Source code of charts:

↓↓↓

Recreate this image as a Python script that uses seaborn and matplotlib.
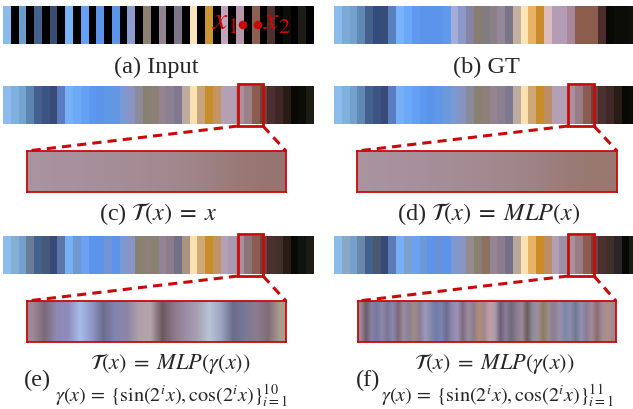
import numpy as np
import matplotlib
matplotlib.use("Agg")
import matplotlib.pyplot as plt
from matplotlib.colors import ListedColormap, to_rgb
from matplotlib.patches import Rectangle, Circle
import seaborn as sns

sns.set_theme(style="white")
plt.rcParams['font.family'] = ['Liberation Serif', 'DejaVu Serif']
plt.rcParams['mathtext.fontset'] = 'stix'

# ---------------- data: colours of each strip (40 cells) ----------------
input_colors = [
    '#88bcec', '#000000', '#6ca0cc', '#000000', '#44608c', '#000000', '#384c74', '#000000',
    '#78b4f8', '#000000', '#64a0f4', '#000000', '#5c94ec', '#000000', '#5c94ec', '#000000',
    '#8c9cd0', '#000000', '#8c8070', '#000000', '#948490', '#000000', '#7c7488', '#000000',
    '#fce4b8', '#000000', '#cc9430', '#000000', '#c4a4bc', '#000000', '#b498a8', '#000000',
    '#8c6050', '#000000', '#4c3030', '#000000', '#0c0c08', '#000000', '#1c1c14', '#000000',
]
gt_colors = [
    '#8cbcec', '#7caad8', '#74a0cc', '#6088b4', '#44608c', '#344c7c', '#384c78', '#5a80c0',
    '#78b4fc', '#6ca8f8', '#6098f0', '#5c94ec', '#5c94ec', '#5c94ec', '#6098ec', '#a4acd8',
    '#8c98c8', '#8484a4', '#887c70', '#807c80', '#8c8088', '#948898', '#7c7488', '#c4b0a0',
    '#fce4b4', '#e8b464', '#c88c2c', '#dcbcbc', '#b49cb4', '#b49cb4', '#a88898', '#8c5c4c',
    '#8c5c4c', '#8c5c4c', '#4c2c2c', '#080804', '#0c0c08', '#0c0c08', '#101010', '#1c1c14',
]
identity_colors = [
    '#8cbcec', '#80b0e0', '#74a4d0', '#5c84b0', '#44608c', '#3c5484', '#384a78', '#5a7cc0',
    '#78b0f8', '#6caaf8', '#64a0f4', '#5c98f0', '#5c94ec', '#6098e8', '#6496e4', '#7c98d4',
    '#8894c4', '#8c8c98', '#888070', '#8c8078', '#948490', '#8c8090', '#807890', '#bcaca0',
    '#fce0b0', '#c8a47c', '#c88c28', '#c49464', '#b4a0b4', '#b4a0b4', '#a8909c', '#9c8088',
    '#8c5c50', '#6c4440', '#4c3030', '#402828', '#281c14', '#080804', '#0c0c08', '#1c1c14',
]
mlp_colors = [
    '#8cbcec', '#80b0e0', '#74a0cc', '#6088b4', '#44608c', '#3c5484', '#384a78', '#5a7cc0',
    '#78b0f8', '#6ca8f8', '#64a0f4', '#5c98f0', '#5c94ec', '#6098e8', '#6c98dc', '#7c98d0',
    '#8894c0', '#888c98', '#888070', '#8c8078', '#948490', '#8c8090', '#807890', '#bcaca0',
    '#fce0b0', '#d0a878', '#c88c28', '#bc8c64', '#b4a0b4', '#b4a0b4', '#a8909c', '#9c7c84',
    '#8c5c50', '#6c4440', '#4c3030', '#402828', '#281c14', '#080804', '#0c0c08', '#1c1c14',
]
pe10_colors = [
    '#8cbcec', '#84b0d4', '#74a0cc', '#687c98', '#44608c', '#485878', '#384a78', '#5c74a8',
    '#78b0f8', '#7098d0', '#6ca0f0', '#5c94ec', '#5c94ec', '#7094d4', '#5c94ec', '#7c98d0',
    '#8894c4', '#888070', '#8c8078', '#888070', '#948494', '#8c7c8c', '#747088', '#a89480',
    '#fce0b0', '#d0a878', '#c88c28', '#c09464', '#b4a0b4', '#a898b0', '#a8909c', '#8c7478',
    '#8c5c50', '#6c4440', '#4c3030', '#403028', '#281c14', '#080804', '#101410', '#1c1c14',
]
pe11_colors = [
    '#8cbcec', '#88a8c4', '#74a0cc', '#6888a8', '#44608c', '#485870', '#384a78', '#5c7cb8',
    '#78b0f8', '#7ca0d0', '#6ca0f0', '#6c98d8', '#5c94ec', '#6c90d8', '#5c94ec', '#7c98cc',
    '#8894c4', '#948c8c', '#888070', '#8c7060', '#948494', '#8c7c8c', '#747088', '#b8a898',
    '#fce0b0', '#e8b464', '#c88c28', '#bc8c64', '#b4a0b4', '#9c90a8', '#a8909c', '#9c7c84',
    '#8c5c50', '#6c4440', '#4c3030', '#403028', '#2c2428', '#080804', '#181c18', '#1c1c14',
]

# zoomed-in regions
zoom_identity = ['#a9939f', '#a8909c', '#a68e99', '#a48b94', '#a2888e', '#9e8286', '#9a7a78', '#967470']
zoom_mlp = ['#a8939f', '#a8919d', '#a68e98', '#a48b93', '#a2888d', '#9e8284', '#9a7b77', '#98786f']
zoom_pe10 = ['#9c8898', '#7c6878', '#8c8ab0', '#8e8cbc', '#a8bce8', '#9098c8', '#6c6c8c', '#8484b0',
             '#8c84a8', '#b0a0a8', '#b4a4ac', '#6c5860', '#8c7888', '#9c8ca8', '#a8a0b4', '#b8c4d8',
             '#9ca4c0', '#6c6c8c', '#7a7898', '#8c7c90', '#806c78', '#ac9c8c']
zoom_pe11 = ['#9c8898', '#6c5c6c', '#8c80a0', '#7878a0', '#8c88a8', '#7c7494', '#8c88b0', '#7c6878',
             '#9c8c9c', '#8c8098', '#a08c88', '#8c7c90', '#9c98c0', '#8888a8', '#6c7ca8', '#7c84b0',
             '#6c6c90', '#8c88b0', '#a090b8', '#7c6c80', '#9c8ca0', '#8c7c8c', '#b08c78', '#a08890',
             '#c0a0a8', '#ac9cac', '#6c6078', '#8c7c98', '#6c6c7c', '#8c7c8c', '#9c8c98', '#6c5c5c',
             '#8c8c9c', '#a08c98', '#8c7c60', '#9c8c8c', '#8c7c98', '#9c90a8', '#7c88a8', '#8c8cac',
             '#707890', '#9090b0', '#8c7c98', '#a08c98', '#8c6c6c', '#a08c9c', '#b09080', '#9c8898']

captions = ['(a) Input', '(b) GT', r'(c) $\mathcal{T}(x)\;=\;x$', r'(d) $\mathcal{T}(x)\;=\;MLP(x)$']
formula_T = r'$\mathcal{T}(x)\;=\;MLP(\gamma(x))$'
formula_e = r'$\gamma(x)\,=\,\{\sin(2^i x),\cos(2^i x)\}_{i=1}^{10}$'
formula_f = r'$\gamma(x)\,=\,\{\sin(2^i x),\cos(2^i x)\}_{i=1}^{11}$'

# ---------------- layout ----------------
W, H = 633, 410
fig = plt.figure(figsize=(W / 100, H / 100), dpi=100)
RED = '#c80a0a'


def px_axes(x0, y0, x1, y1):
    return fig.add_axes([x0 / W, 1 - y1 / H, (x1 - x0) / W, (y1 - y0) / H])


def strip(colors, box):
    ax = px_axes(*box)
    n = len(colors)
    sns.heatmap(np.arange(n).reshape(1, -1), cmap=ListedColormap(colors),
                vmin=-0.5, vmax=n - 0.5, cbar=False, xticklabels=False,
                yticklabels=False, linewidths=0, ax=ax)
    ax.set_axis_off()
    return ax


def zoombox(colors, box):
    ax = px_axes(*box)
    rgb = np.array([to_rgb(c) for c in colors]).reshape(1, -1, 3)
    ax.imshow(rgb, aspect='auto', interpolation='bilinear',
              extent=(0, 1, 0, 1))
    ax.set_xticks([]); ax.set_yticks([])
    for s in ax.spines.values():
        s.set_visible(True)
        s.set_color(RED)
        s.set_linewidth(1.3)
    return ax


strip(input_colors, (3, 7, 314, 45))
strip(gt_colors, (334, 7, 645, 45))
strip(identity_colors, (3, 87, 314, 125))
strip(mlp_colors, (334, 87, 645, 125))
strip(pe10_colors, (3, 237, 314, 275))
strip(pe11_colors, (334, 237, 645, 275))

zoombox(zoom_identity, (27, 152, 286, 193))
zoombox(zoom_mlp, (357, 152, 617, 193))
zoombox(zoom_pe10, (27, 302, 286, 343))
zoombox(zoom_pe11, (358, 302, 616, 343))

# overlay in pixel coordinates
ov = fig.add_axes([0, 0, 1, 1])
ov.set_xlim(0, W)
ov.set_ylim(H, 0)
ov.set_axis_off()
ov.patch.set_alpha(0)

for (bx0, by0, bx1, by1), (zx0, zy0, zx1) in [
        ((238, 85, 263, 127), (27, 152, 286)),
        ((568, 85, 594, 127), (357, 152, 617)),
        ((238, 235, 263, 277), (27, 302, 286)),
        ((568, 235, 594, 277), (358, 302, 616))]:
    ov.add_patch(Rectangle((bx0, by0), bx1 - bx0, by1 - by0, fill=False,
                           edgecolor=RED, linewidth=2.0))
    ov.plot([bx0, zx0], [by1, zy0], color=RED, lw=2.2, dashes=(3, 2))
    ov.plot([bx1, zx1], [by1, zy0], color=RED, lw=2.2, dashes=(3, 2))

# sample annotations on the input strip
ov.add_patch(Circle((243, 26), 3.6, color=RED))
ov.add_patch(Circle((258, 26), 3.6, color=RED))
ov.text(225, 22, r'$x_1$', color=RED, fontsize=23, ha='center', va='center')
ov.text(277, 22, r'$x_2$', color=RED, fontsize=23, ha='center', va='center')

FS_CAP = 17.5
FS_T = 16
FS_G = 14.5
ov.text(156, 67, captions[0], ha='center', va='center', fontsize=FS_CAP)
ov.text(486, 67, captions[1], ha='center', va='center', fontsize=FS_CAP)
ov.text(158, 214, captions[2], ha='center', va='center', fontsize=FS_CAP)
ov.text(489, 214, captions[3], ha='center', va='center', fontsize=FS_CAP)

ov.text(170, 364, formula_T, ha='center', va='center', fontsize=FS_T)
ov.text(37, 380, '(e)', ha='center', va='center', fontsize=FS_CAP)
ov.text(172, 396, formula_e, ha='center', va='center', fontsize=FS_G)

ov.text(494, 364, formula_T, ha='center', va='center', fontsize=FS_T)
ov.text(368, 380, '(f)', ha='center', va='center', fontsize=FS_CAP)
ov.text(498, 396, formula_f, ha='center', va='center', fontsize=FS_G)

fig.savefig('out.png', dpi=100)
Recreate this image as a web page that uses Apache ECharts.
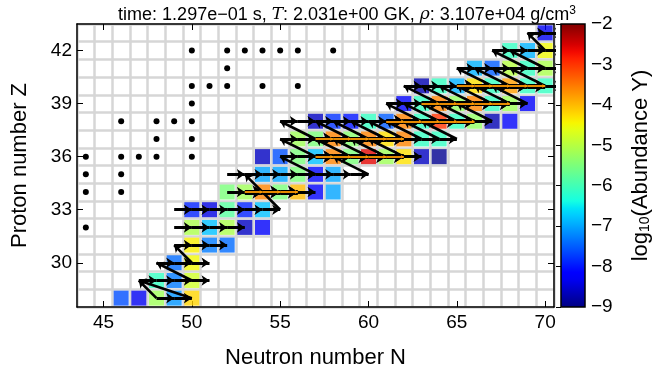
<!DOCTYPE html>
<html>
<head>
<meta charset="utf-8">
<script src="https://cdn.jsdelivr.net/npm/echarts@6/dist/echarts.min.js"></script>
<style>
  html, body { margin: 0; padding: 0; background: #fff; }
  #chart { width: 664px; height: 382px; }
</style>
</head>
<body>
<div id="chart"></div>
<script>
// abundance cells: neutron number, proton number, log10(Y)
const cellN = [46, 47, 48, 49, 50,  48, 49, 50,  49, 50,  50, 51, 52,
  50, 51, 52, 53, 54,  50, 51, 52, 53, 54,  52, 53, 54, 55, 56, 57, 58,
  54, 55, 56, 57, 58,  54, 55, 56, 57, 58, 59, 60, 61, 62, 63, 64,
  56, 57, 58, 59, 60, 61, 62, 63, 64,  57, 58, 59, 60, 61, 62, 63, 64, 65, 66, 67, 68,
  62, 63, 64, 65, 66, 67, 68, 69,  63, 64, 65, 66, 67, 68, 69, 70,
  66, 67, 68, 69, 70,  68, 69, 70,  70]
const cellZ = [28, 28, 28, 28, 28,  29, 29, 29,  30, 30,  31, 31, 31,
  32, 32, 32, 32, 32,  33, 33, 33, 33, 33,  34, 34, 34, 34, 34, 34, 34,
  35, 35, 35, 35, 35,  36, 36, 36, 36, 36, 36, 36, 36, 36, 36, 36,
  37, 37, 37, 37, 37, 37, 37, 37, 37,  38, 38, 38, 38, 38, 38, 38, 38, 38, 38, 38, 38,
  39, 39, 39, 39, 39, 39, 39, 39,  40, 40, 40, 40, 40, 40, 40, 40,
  41, 41, 41, 41, 41,  42, 42, 42,  43]
const cellLogY = [-7.6, -8.3, -5.2, -7.1, -4.2,  -6.1, -7.3, -4.8,  -7.4, -4.5,  -4.4, -7.3, -7.4,
  -5.1, -6.8, -5.1, -8.6, -8.2,  -7.9, -8.4, -5.8, -7.9, -6.8,  -5.5, -5.2, -3.6, -5.5, -4.0, -8.2, -7.0,
  -7.0, -7.0, -5.5, -8.1, -7.0,  -8.6, -7.6, -5.5, -6.8, -3.6, -5.5, -2.6, -5.2, -4.3, -8.6, -8.9,
  -5.2, -5.5, -3.6, -5.4, -3.6, -4.3, -3.6, -6.1, -6.1,  -8.6, -7.8, -8.0, -6.1, -7.5, -3.6, -6.1, -3.0, -6.1, -5.3, -8.7, -8.2,
  -8.2, -6.1, -3.6, -5.3, -3.6, -6.1, -5.2, -8.2,  -8.7, -6.1, -6.9, -4.3, -6.1, -3.8, -6.1, -6.1,
  -6.9, -7.5, -5.0, -6.1, -5.1,  -6.1, -6.9, -4.5,  -8.3]

// stable nuclei (black dots)
const stableN = [44, 46, 47, 48, 50, 48, 50, 46, 48, 49, 50, 50, 50, 51, 52, 54, 56, 52,
  50, 52, 53, 54, 55, 56, 58, 44, 46, 44, 46, 44]
const stableZ = [36, 36, 36, 36, 36, 37, 37, 38, 38, 38, 38, 39, 40, 40, 40, 40, 40, 41,
  42, 42, 42, 42, 42, 42, 42, 35, 35, 34, 34, 32]

// neutron-capture flow rows: proton number, first and last N
const ngZ    = [28, 29, 30, 31, 32, 33, 34, 35, 36, 37, 38, 39, 40, 41, 42, 43]
const ngFrom = [48, 47, 48, 49, 49, 49, 52, 52, 55, 55, 55, 61, 62, 65, 67, 69]
const ngTo   = [50, 51, 51, 52, 53, 55, 57, 60, 63, 65, 67, 69, 71, 71, 71, 71]

// strongest neutron-capture flows (drawn with a filled body)
const strongZ    = [34, 36, 37, 38, 39, 40]
const strongFrom = [53, 57, 57, 61, 63, 65]
const strongTo   = [56, 62, 62, 66, 68, 70]

// decay flows (beta, beta-n, beta-2n): parent N, Z -> daughter N, Z
const decN0 = [48, 50, 50, 50, 55, 57, 60, 57, 59, 60, 61, 62,
  57, 59, 60, 61, 62, 63, 64, 65,  63, 64, 65, 66, 67,
  64, 65, 66, 67, 68, 69,  67, 68, 69, 70,  69, 70,  70]
const decZ0 = [28, 28, 29, 30, 33, 35, 35, 36, 36, 36, 36, 36,
  37, 37, 37, 37, 37, 37, 37, 37,  38, 38, 38, 38, 38,
  39, 39, 39, 39, 39, 39,  40, 40, 40, 40,  41, 41,  42]
const decN1 = [47, 47, 48, 49, 53, 55, 58, 55, 57, 58, 59, 60,
  55, 57, 58, 59, 60, 61, 62, 63,  61, 62, 63, 64, 65,
  62, 63, 64, 65, 66, 67,  65, 66, 67, 68,  67, 68,  69]
const decZ1 = [29, 29, 30, 31, 35, 36, 36, 37, 37, 37, 37, 37,
  38, 38, 38, 38, 38, 38, 38, 38,  39, 39, 39, 39, 39,
  40, 40, 40, 40, 40, 40,  41, 41, 41, 41,  42, 42,  43]

const xTicks = [45, 50, 55, 60, 65, 70]
const yTicks = [30, 33, 36, 39, 42]

function jet(t) {
  const f = (pts) => {
    for (let i = 1; i < pts.length; i++) {
      if (t <= pts[i][0]) {
        const a = pts[i - 1], b = pts[i]
        return a[1] + (b[1] - a[1]) * (t - a[0]) / (b[0] - a[0])
      }
    }
    return pts[pts.length - 1][1]
  }
  const r = f([[0, 0], [0.35, 0], [0.66, 1], [0.89, 1], [1, 0.5]])
  const g = f([[0, 0], [0.125, 0], [0.375, 1], [0.64, 1], [0.91, 0], [1, 0]])
  const b = f([[0, 0.5], [0.11, 1], [0.34, 1], [0.65, 0], [1, 0]])
  const h = (v) => Math.round(v * 255).toString(16).padStart(2, '0')
  return '#' + h(r) + h(g) + h(b)
}
const jetColors = []
for (let i = 0; i <= 40; i++) jetColors.push(jet(i / 40))

const cells = cellN.map((n, i) => [n, cellZ[i], cellLogY[i]])
const stable = stableN.map((n, i) => [n, stableZ[i]])
const rowArrows = (zs, from, to) => {
  const out = []
  zs.forEach((z, i) => {
    for (let n = from[i]; n < to[i]; n++) out.push({ coords: [[n, z], [n + 1, z]] })
  })
  return out
}
const ngLines = rowArrows(ngZ, ngFrom, ngTo)
const strongLines = rowArrows(strongZ, strongFrom, strongTo)
const decLines = decN0.map((n, i) => ({ coords: [[n, decZ0[i]], [decN1[i], decZ1[i]]] }))

const FONT = 'Liberation Sans'
const minus = (v) => String(v).replace('-', '\u2212')

const chart = echarts.init(document.getElementById('chart'))

const gridAxis = (extra) => Object.assign({
  type: 'value',
  gridIndex: 0,
  axisLine: { show: false },
  axisTick: { show: false },
  axisLabel: { show: false },
  splitLine: { show: false },
}, extra)

const flowSeries = (data, width, color, size, z) => ({
  type: 'lines',
  coordinateSystem: 'cartesian2d',
  xAxisIndex: 0, yAxisIndex: 0,
  symbol: ['none', 'arrow'],
  symbolSize: size,
  lineStyle: { color: color, width: width, opacity: 1 },
  data: data,
  z: z,
})

const option = {
  animation: false,
  textStyle: { fontFamily: FONT },
  title: {
    text: '{a|time: 1.297e\u221201 s, }{i|T}{a|: 2.031e+00 GK, }{i|\u03c1}{a|: 3.107e+04 g/cm}{s|3}',
    left: 342,
    textAlign: 'center',
    top: 0,
    textStyle: {
      rich: {
        a: { fontFamily: FONT, fontWeight: 'normal', fontSize: 18, color: '#000' },
        i: { fontFamily: 'DejaVu Serif', fontWeight: 'normal', fontStyle: 'italic', fontSize: 17, color: '#000' },
        s: { fontFamily: FONT, fontWeight: 'normal', fontSize: 12, color: '#000', verticalAlign: 'top', padding: [0, 0, 8, 0] },
      },
    },
  },
  grid: [
    { left: 77, top: 24, width: 477, height: 283 },
    { left: 561, top: 24, width: 24, height: 283 },
  ],
  visualMap: {
    type: 'continuous',
    show: false,
    min: -9,
    max: -2,
    dimension: 2,
    seriesIndex: 0,
    inRange: { color: jetColors },
  },
  xAxis: [
    gridAxis({
      min: 43.5, max: 70.5, interval: 1, position: 'bottom',
      axisLine: { show: true, onZero: false, lineStyle: { color: '#000', width: 1.5 } },
      splitLine: { show: true, lineStyle: { color: '#d6d6d6', width: 2.5 } },
    }),
    gridAxis({
      min: 43.5, max: 70.5, position: 'bottom',
      axisTick: { show: true, inside: true, length: 6, customValues: xTicks, lineStyle: { color: '#000' } },
      axisLabel: { show: true, customValues: xTicks, fontSize: 19, color: '#000', margin: 6, fontFamily: FONT },
      name: 'Neutron number N',
      nameLocation: 'middle',
      nameGap: 40,
      nameTextStyle: { fontSize: 22, color: '#000', fontFamily: FONT },
    }),
    gridAxis({
      min: 43.5, max: 70.5, position: 'top',
      axisLine: { show: true, onZero: false, lineStyle: { color: '#000', width: 1.5 } },
      axisTick: { show: true, inside: true, length: 6, customValues: xTicks, lineStyle: { color: '#000' } },
    }),
    { type: 'value', gridIndex: 1, min: 0, max: 1, show: false },
  ],
  yAxis: [
    gridAxis({
      min: 27.5, max: 43.5, interval: 1, position: 'left',
      axisLine: { show: true, onZero: false, lineStyle: { color: '#000', width: 1.5 } },
      splitLine: { show: true, lineStyle: { color: '#d6d6d6', width: 2.5 } },
    }),
    gridAxis({
      min: 27.5, max: 43.5, position: 'left',
      axisTick: { show: true, inside: true, length: 6, customValues: yTicks, lineStyle: { color: '#000' } },
      axisLabel: { show: true, customValues: yTicks, fontSize: 19, color: '#000', margin: 5, fontFamily: FONT },
      name: 'Proton number Z',
      nameLocation: 'middle',
      nameGap: 46,
      nameTextStyle: { fontSize: 22, color: '#000', fontFamily: FONT },
    }),
    gridAxis({
      min: 27.5, max: 43.5, position: 'right',
      axisLine: { show: true, onZero: false, lineStyle: { color: '#000', width: 1.5 } },
      axisTick: { show: true, inside: true, length: 6, customValues: yTicks, lineStyle: { color: '#000' } },
    }),
    {
      type: 'value', gridIndex: 1, min: -9, max: -2, interval: 1, position: 'right',
      axisLine: { show: false },
      axisTick: { show: true, inside: true, length: 5, lineStyle: { color: '#000' } },
      axisLabel: { fontSize: 19, color: '#000', margin: 6, fontFamily: FONT, formatter: minus },
      splitLine: { show: false },
      name: '{a|log}{b|10}{a|(Abundance Y)}',
      nameLocation: 'middle',
      nameGap: 44,
      nameRotate: 90,
      nameTextStyle: {
        rich: {
          a: { fontSize: 22, color: '#000', fontFamily: FONT },
          b: { fontSize: 14, color: '#000', fontFamily: FONT, verticalAlign: 'bottom', padding: [9, 0, 0, 0] },
        },
      },
    },
  ],
  graphic: [{
    type: 'rect',
    shape: { x: 561, y: 24, width: 24, height: 283 },
    style: {
      fill: {
        type: 'linear', x: 0, y: 1, x2: 0, y2: 0,
        colorStops: jetColors.map((c, i) => ({ offset: i / (jetColors.length - 1), color: c })),
      },
      stroke: '#000',
      lineWidth: 1.5,
    },
    z: 0,
  }],
  series: [
    {
      type: 'scatter',
      xAxisIndex: 0, yAxisIndex: 0,
      symbol: 'rect',
      symbolSize: 15,
      data: cells,
      z: 2,
    },
    {
      type: 'scatter',
      xAxisIndex: 0, yAxisIndex: 0,
      symbol: 'circle',
      symbolSize: 6,
      itemStyle: { color: '#000', opacity: 1 },
      data: stable,
      z: 3,
    },
    flowSeries(decLines, 2.6, '#000', 7, 4),
    flowSeries(ngLines, 2.8, '#000', 8, 5),
    flowSeries(strongLines, 5, '#000', 10, 6),
    flowSeries(strongLines, 1.8, '#ff9a00', 3, 7),
  ],
}

chart.setOption(option)
</script>
</body>
</html>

↑↑↑

Prompt. From the listing above, collect each line in which the string "uses" appears.

Result for this exercise.
Recreate this image as a Python script that uses seaborn and matplotlib.
Recreate this image as a web page that uses Apache ECharts.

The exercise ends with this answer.